EXERCISE DESCRIPTION:
Output the material exactly, but drop every image it holds.

Start of GIVEN MATERIAL

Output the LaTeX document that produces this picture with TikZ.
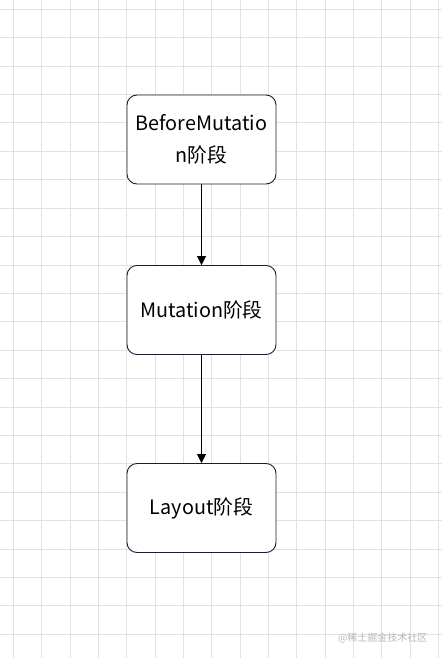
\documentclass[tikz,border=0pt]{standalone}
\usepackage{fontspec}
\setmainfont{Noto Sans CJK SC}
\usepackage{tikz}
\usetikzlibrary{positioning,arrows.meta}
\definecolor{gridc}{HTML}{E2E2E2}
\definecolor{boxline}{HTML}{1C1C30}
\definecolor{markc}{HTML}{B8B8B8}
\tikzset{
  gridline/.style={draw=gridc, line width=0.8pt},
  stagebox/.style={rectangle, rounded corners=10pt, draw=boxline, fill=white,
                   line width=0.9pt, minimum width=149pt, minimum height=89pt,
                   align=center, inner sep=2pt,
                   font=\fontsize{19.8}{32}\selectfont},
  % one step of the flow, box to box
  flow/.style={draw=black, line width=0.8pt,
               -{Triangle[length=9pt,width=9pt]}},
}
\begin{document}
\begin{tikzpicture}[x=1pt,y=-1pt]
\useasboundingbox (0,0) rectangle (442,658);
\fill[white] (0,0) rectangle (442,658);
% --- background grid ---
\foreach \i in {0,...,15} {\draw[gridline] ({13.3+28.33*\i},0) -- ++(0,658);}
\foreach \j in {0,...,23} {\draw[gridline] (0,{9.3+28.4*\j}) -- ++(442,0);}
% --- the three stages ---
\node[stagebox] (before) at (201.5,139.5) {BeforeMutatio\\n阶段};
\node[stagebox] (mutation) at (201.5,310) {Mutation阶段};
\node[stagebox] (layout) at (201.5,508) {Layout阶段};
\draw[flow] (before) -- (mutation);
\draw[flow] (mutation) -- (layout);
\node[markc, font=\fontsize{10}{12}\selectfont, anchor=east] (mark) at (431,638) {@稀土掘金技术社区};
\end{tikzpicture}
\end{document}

End of GIVEN MATERIAL

OUTPUT FOR THIS TASK:
Output the LaTeX document that produces this picture with TikZ.
\documentclass[tikz,border=0pt]{standalone}
\usepackage{fontspec}
\setmainfont{Noto Sans CJK SC}
\usepackage{tikz}
\usetikzlibrary{positioning,arrows.meta}
\definecolor{gridc}{HTML}{E2E2E2}
\definecolor{boxline}{HTML}{1C1C30}
\definecolor{markc}{HTML}{B8B8B8}
\tikzset{
  gridline/.style={draw=gridc, line width=0.8pt},
  stagebox/.style={rectangle, rounded corners=10pt, draw=boxline, fill=white,
                   line width=0.9pt, minimum width=149pt, minimum height=89pt,
                   align=center, inner sep=2pt,
                   font=\fontsize{19.8}{32}\selectfont},
  % one step of the flow, box to box
  flow/.style={draw=black, line width=0.8pt,
               -{Triangle[length=9pt,width=9pt]}},
}
\begin{document}
\begin{tikzpicture}[x=1pt,y=-1pt]
\useasboundingbox (0,0) rectangle (442,658);
\fill[white] (0,0) rectangle (442,658);
% --- background grid ---
\foreach \i in {0,...,15} {\draw[gridline] ({13.3+28.33*\i},0) -- ++(0,658);}
\foreach \j in {0,...,23} {\draw[gridline] (0,{9.3+28.4*\j}) -- ++(442,0);}
% --- the three stages ---
\node[stagebox] (before) at (201.5,139.5) {BeforeMutatio\\n阶段};
\node[stagebox] (mutation) at (201.5,310) {Mutation阶段};
\node[stagebox] (layout) at (201.5,508) {Layout阶段};
\draw[flow] (before) -- (mutation);
\draw[flow] (mutation) -- (layout);
\node[markc, font=\fontsize{10}{12}\selectfont, anchor=east] (mark) at (431,638) {@稀土掘金技术社区};
\end{tikzpicture}
\end{document}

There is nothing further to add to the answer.